NEW YORK (Reuters Health) – Hypnosis before breast surgery reduces the amount of medication required during the procedure and lessens postsurgical pain and nausea, according to results of a randomized clinical trial. Hospitals also benefit cost-wise from the intervention as a result of the shortened duration of surgery.

These findings, reported in September 5th issue of the Journal of the National Cancer Institute, stem from a study of 200 patients recruited from two Mount Sinai Medical Center surgical practices in New York. They were scheduled to undergo excisional breast biopsy or lumpectomy, with or without limited axillary node dissection.

Patients were randomized to hypnosis (n = 105) or to a control intervention of nondirected empathic listening (n = 95). Both interventions were administered for 15 minutes within the hour prior to surgery by one of four PhD-level clinical psychologists. At discharge, patients used a 1-100 visual analogue scale (VAS) to report their postsurgical symptoms.
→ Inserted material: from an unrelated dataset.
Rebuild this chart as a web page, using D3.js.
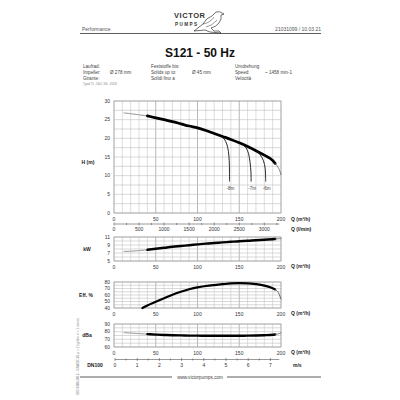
<!DOCTYPE html>
<html><head><meta charset="utf-8">
<script src="https://cdn.jsdelivr.net/npm/d3@7"></script>
<style>body{margin:0;background:#fff}svg{display:block}text{font-family:"Liberation Sans",Arial,sans-serif}</style>
</head><body><div id="c"></div>
<script>
// ---- data ----
const qFlow = [12,20,30,40,50,60,70,80,90,100,110,120,130,140,150,160,170,180,190,193,196,198,200];
const headM = [26.8,26.6,26.3,26.0,25.5,25.0,24.5,23.9,23.3,22.8,22.1,21.3,20.5,19.7,18.8,17.8,16.7,15.5,14.1,13.3,12.4,11.6,10.3];
const powerKW = [7.4,7.45,7.6,7.8,8.05,8.3,8.55,8.75,8.95,9.15,9.35,9.5,9.65,9.8,9.95,10.05,10.2,10.3,10.45,10.5,10.55,10.58,10.6];
const qEff = [34,40,50,60,70,80,90,100,110,120,130,140,150,160,170,180,187,190,193,195,197,198,199,200];
const effPct = [40,44,49.5,55,60.5,65,68.8,71.8,73.8,75.3,76.6,77.8,78.3,78.0,76.7,74.5,71.8,70.3,68.5,66.6,63.5,60.5,57,54];
const noiseDBA = [78.6,78.2,77.5,76.8,76.2,75.7,75.3,75.1,74.9,74.8,74.7,74.6,74.6,74.6,74.7,74.8,75.0,75.4,76.0,76.4,77.0,77.6,78.4];
const npshLabels = ["-8m","-7m","-6m"];
const npshQ = [[127,132,135,137,138,138.3,138.3],[153,158,161,163,164,164.2,164.2],[170,175,179,181,181.5,181.6,181.6]];
const npshH = [[20.7,19.8,18.5,16.5,14,11,8.4],[18.5,17.5,16.0,13.5,11,9.5,8.4],[16.8,15.6,14.0,12.0,10.0,9.2,8.4]];
const qTicks = [0,50,100,150,200];
const hTicks = [0,5,10,15,20,25,30];
const lminTicks = [0,500,1000,1500,2000,2500,3000];
const kwTicks = [5,7,9,11];
const effTicks = [40,50,60,70,80];
const dbaTicks = [60,70,80,90];
const msTicks = [0,1,2,3,4,5,6,7];

// ---- drawing ----
const W=400,H=400;
const svg=d3.select("#c").append("svg").attr("width",W).attr("height",H);
const X0=114,X1=281;
const x=d3.scaleLinear([0,200],[X0,X1]);
const xL=d3.scaleLinear([0,200*1000/60],[X0,X1]);
const xV=d3.scaleLinear([0,7.5],[115,281.5]);
const txtCol="#333";

function txt(t,px,py,o={}){
  return svg.append("text").attr("x",px).attr("y",py).text(t)
    .attr("font-size",o.fs||5).attr("fill",o.fill||txtCol)
    .attr("font-weight",o.fw||"normal").attr("text-anchor",o.anchor||"start");
}

// header
txt("Performance",82,31,{fs:5,fill:"#555"});
txt("21031099 /  10.03.21",321,31,{fs:5,fill:"#555",anchor:"end"});
svg.append("line").attr("x1",80).attr("x2",321).attr("y1",33.5).attr("y2",33.5).attr("stroke","#333").attr("stroke-width",0.8);
// logo
svg.append("text").attr("x",174).attr("y",18).text("VICTOR").attr("font-family","Liberation Serif,serif").attr("font-weight","bold").attr("font-size",7.5).attr("fill","#333").attr("textLength",31);
svg.append("text").attr("x",175).attr("y",25.5).text("PUMPS").attr("font-family","Liberation Serif,serif").attr("font-weight","bold").attr("font-size",4.6).attr("fill","#333").attr("textLength",22);
svg.append("path").attr("d","M194,31 L203,24 Q206,18 212,16 L216,12 Q220,11 222,13 L224,14 L221,15 Q222,19 219,23 Q216,27 211,28 L214,31 L219,31 L221,33 L210,32 L205,30 Z")
  .attr("fill","none").attr("stroke","#333").attr("stroke-width",0.7);
svg.append("path").attr("d","M203,24 Q210,23 214,17 M206,27 Q212,26 217,20").attr("fill","none").attr("stroke","#333").attr("stroke-width",0.5);
// title
txt("S121 - 50 Hz",200,57,{fs:12,fw:"bold",fill:"#111",anchor:"middle"});
// info block
const info=[["Laufrad:",83,67.5],["Impeller:",83,73.5],["Girante:",83,79.5],["\u00d8 278 mm",110,73.5],
["Feststoffe bis:",151,67.5],["Solids up to:",151,73.5],["Solidi fino a",151,79.5],["\u00d8 45 mm",192,73.5],
["Umdrehung:",235,67.5],["Speed:",235,73.5],["Velocit\u00e0",235,79.5],["~ 1458 min-1",265,73.5]];
info.forEach(d=>txt(d[0],d[1],d[2],{fs:4.6,fill:"#444"}));
txt("Typed 75 - 2004, 300 - 45820",83,84.5,{fs:2.6,fill:"#888"});

function panel(y,yTicksMinor,yLabels){
  const g=svg.append("g");
  d3.range(0,201,10).forEach(v=>{
    g.append("line").attr("x1",x(v)).attr("x2",x(v)).attr("y1",y.range()[1]).attr("y2",y.range()[0])
     .attr("stroke",(v%50===0&&v>0&&v<200)?"#8a8a8a":"#c8c8c8").attr("stroke-width",0.6);
  });
  yTicksMinor.forEach(v=>{
    g.append("line").attr("x1",X0).attr("x2",X1).attr("y1",y(v)).attr("y2",y(v))
     .attr("stroke","#c0c0c0").attr("stroke-width",0.6);
  });
  g.append("rect").attr("x",X0).attr("y",y.range()[1]).attr("width",X1-X0).attr("height",y.range()[0]-y.range()[1])
   .attr("fill","none").attr("stroke","#999").attr("stroke-width",0.7);
  yLabels.forEach(v=>txt(v,110,y(v)+1.7,{fs:5,anchor:"end"}));
  qTicks.forEach(v=>txt(v,x(v),y.range()[0]+7.5,{fs:5,anchor:"middle"}));
}
function seg(q,vals,y,lo,hi,w,col,dash){
  const pts=q.map((d,i)=>[d,vals[i]]).filter(p=>p[0]>=lo&&p[0]<=hi);
  const line=d3.line().x(p=>x(p[0])).y(p=>y(p[1])).curve(d3.curveMonotoneX);
  const p=svg.append("path").attr("d",line(pts)).attr("fill","none").attr("stroke",col).attr("stroke-width",w).attr("stroke-linecap","round");
  if(dash)p.attr("stroke-dasharray",dash);
}
function curve(q,vals,y,w){
  seg(q,vals,y,0,40,0.8,"#777","1.5,0.8");
  seg(q,vals,y,40,193,w,"#000");
  seg(q,vals,y,193,200,0.8,"#555","1.5,0.8");
}

// Main H chart
const yH=d3.scaleLinear([0,30],[213,101]);
panel(yH,d3.range(0,30.1,2.5),hTicks);
curve(qFlow,headM,yH,2.8);
npshQ.forEach((qs,i)=>{
  const pts=qs.map((q,j)=>[q,npshH[i][j]]);
  svg.append("path").attr("d",d3.line().x(p=>x(p[0])).y(p=>yH(p[1])).curve(d3.curveCatmullRom)(pts))
    .attr("fill","none").attr("stroke","#111").attr("stroke-width",0.9);
  txt(npshLabels[i],x(qs[qs.length-1])+1,189.5,{fs:4.6,anchor:"middle",fill:"#444"});
});
txt("H (m)",88,164,{fs:5,fw:"bold",anchor:"middle",fill:"#222"});
txt("Q (m\u00b3/h)",291,221,{fs:5,fw:"bold",fill:"#222"});
// l/min axis
svg.append("line").attr("x1",X0).attr("x2",xL(3300)).attr("y1",224).attr("y2",224).attr("stroke","#555").attr("stroke-width",0.6);
d3.range(0,3301,250).forEach(v=>svg.append("line").attr("x1",xL(v)).attr("x2",xL(v)).attr("y1",v%500===0?222.5:223).attr("y2",v%500===0?225.5:225).attr("stroke","#555").attr("stroke-width",0.6));
lminTicks.forEach(v=>txt(v,xL(v),231,{fs:5,anchor:"middle"}));
txt("Q (l/min)",291,231,{fs:5,fw:"bold",fill:"#222"});

// kW chart
const yK=d3.scaleLinear([5,11],[261,237]);
panel(yK,d3.range(5,11.1,1),kwTicks);
curve(qFlow,powerKW,yK,2.4);
txt("kW",87,251,{fs:5,fw:"bold",anchor:"middle",fill:"#222"});
txt("Q (m\u00b3/h)",291,268,{fs:5,fw:"bold",fill:"#222"});

// Efficiency chart
const yE=d3.scaleLinear([40,80],[308,282]);
panel(yE,d3.range(40,80.1,5),effTicks);
seg(qEff,effPct,yE,30,193,2.2,"#000");
seg(qEff,effPct,yE,193,200,0.9,"#555");
txt("Eff. %",86,297,{fs:5,fw:"bold",anchor:"middle",fill:"#222"});
txt("Q (m\u00b3/h)",291,315,{fs:5,fw:"bold",fill:"#222"});

// dBa chart
const yD=d3.scaleLinear([60,90],[347,324]);
panel(yD,d3.range(60,90.1,5),dbaTicks);
curve(qFlow,noiseDBA,yD,2.4);
txt("dBa",87,337,{fs:5,fw:"bold",anchor:"middle",fill:"#222"});
txt("Q (m\u00b3/h)",291,354,{fs:5,fw:"bold",fill:"#222"});

// m/s axis
svg.append("line").attr("x1",xV(0)).attr("x2",xV(7.4)).attr("y1",359.5).attr("y2",359.5).attr("stroke","#555").attr("stroke-width",0.6);
d3.range(0,7.41,0.5).forEach(v=>svg.append("line").attr("x1",xV(v)).attr("x2",xV(v)).attr("y1",Number.isInteger(v)?358:358.5).attr("y2",Number.isInteger(v)?361:360.5).attr("stroke","#555").attr("stroke-width",0.6));
msTicks.forEach(v=>txt(v,xV(v),367,{fs:5,anchor:"middle"}));
txt("DN100",95,367,{fs:5,fw:"bold",anchor:"middle",fill:"#222"});
txt("m/s",293,367,{fs:5,fw:"bold",fill:"#222"});

// side note
svg.append("text").attr("transform","translate(79,395) rotate(-90)").text("ISO 9906:2012 - GRADE 3B   \u03c1 = 1 kg/dm\u00b3   \u03bd = 1 mm\u00b2/s")
  .attr("font-size",3.2).attr("fill","#777");

// footer
svg.append("line").attr("x1",80).attr("x2",172).attr("y1",377).attr("y2",377).attr("stroke","#333").attr("stroke-width",0.8);
svg.append("line").attr("x1",227).attr("x2",321).attr("y1",377).attr("y2",377).attr("stroke","#333").attr("stroke-width",0.8);
txt("www.victorpumps.com",200,378.5,{fs:4.6,anchor:"middle",fill:"#444"});
</script></body></html>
Patients in the hypnosis group required less lidocaine (mean 24.23 mL versus 31.09 mL), and less propofol (64.01 µg versus 96.64 µg) during surgery than patients in the control group, Dr. Guy H. Montgomery and colleagues report.

The hypnosis intervention reduced patient-reported postsurgical pain intensity (mean VAS scores 22.43 versus 47.83) and nausea (6.57 versus 25.49). Patients’ assessments of discomfort, fatigue, and emotional upset were also statistically significantly better after hypnosis. According to the investigators, all outcomes were “clinically meaningful.”

Dr. Montgomery’s team estimates that surgical breast procedures at the Mount Sinai Medical Center cost on average $8561 per patient. The hypnosis intervention reduced that cost by $772.71 per patient.

“A brief hypnosis intervention appears to be one of the rare clinical interventions that can simultaneously reduce both symptom burden and costs,” they conclude.

In a related editorial, Dr. David Spiegel from Stanford University School of Medicine in California, remarks that pain relief provided by hypnosis changes pain experience as much as many analgesic medications.

“It is now abundantly clear that we can retrain the brain to reduce pain,” he writes.